Financial instruments. The staff presented a full redraft of Section 11 Financial Assets and Financial Liabilities reflecting tentative decisions made by the Board in June 2008 and December 2008.
In June 2008 the Board decided to restructure Section 11 into two parts. Section 11A deals with simple payables and receivables and other basic financial instruments. Section 11B deals with more complex instruments and transactions. In December, the Board considered the first draft of Section 11A. At this meeting the staff presented an updated version of Section 11A along with a first draft of Section 11B.

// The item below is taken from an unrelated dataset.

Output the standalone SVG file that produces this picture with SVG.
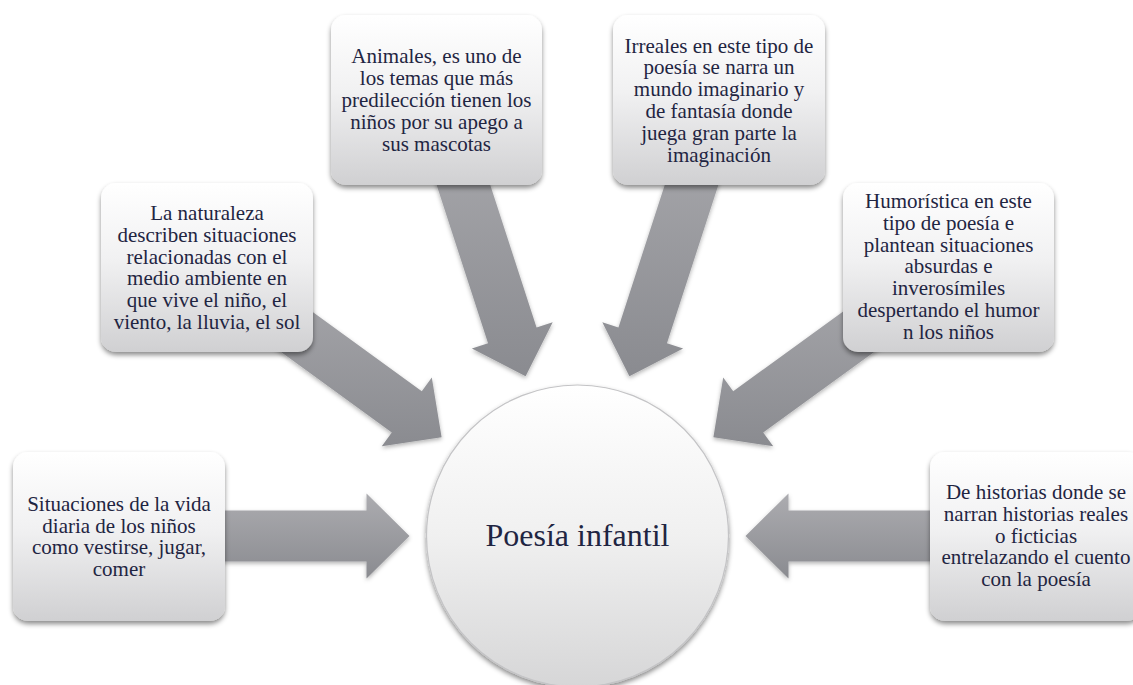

The Board was supportive of the rewrite of Section 11A. However, the Board made a few amendments, including: 

  • A commitment to make a loan should be addressed in Section 11B, not 11A. 
  • Some of the draft criteria to establish whether a debt instrument is in Section 11A need to be clarified. 
  • Regarding initial measurement, Section 11A would require that if payment is deferred the instrument must be measured at the present value of payments discounted at a market rate of interest. The standard should be clear that the market rate of interest is a rate applicable to the risks and terms of the instrument in question. 
  • If short-term financial instruments have no stated interest rate, their initial measurement should be consistent with the requirements in full IFRSs. 
  • The effective interest method should use the weighted average amount of the receivable or payable outstanding during the period, not the carrying amount at the beginning of the period.
  • The proposed guidance on factoring of receivables should be replaced by examples of applying the general derecognition principles to factoring transactions.

The Board was supportive of the rewrite of Section 11B. A few minor drafting issues were highlighted.
Special purpose entities. The principles in SIC-12 should be incorporated into Section 9 Consolidated and Separate Financial Statements.

Measurement of post-acquisition income. An investor choosing to apply the cost model to its investments in associates or joint ventures would not separate pre- and post-acquisition retained earnings of the investee. Instead, all dividends received will be recognised in profit or loss.

Outstanding issue. In February, the Board will discuss the only substantial issue outstanding: simplification of defined benefit pension accounting.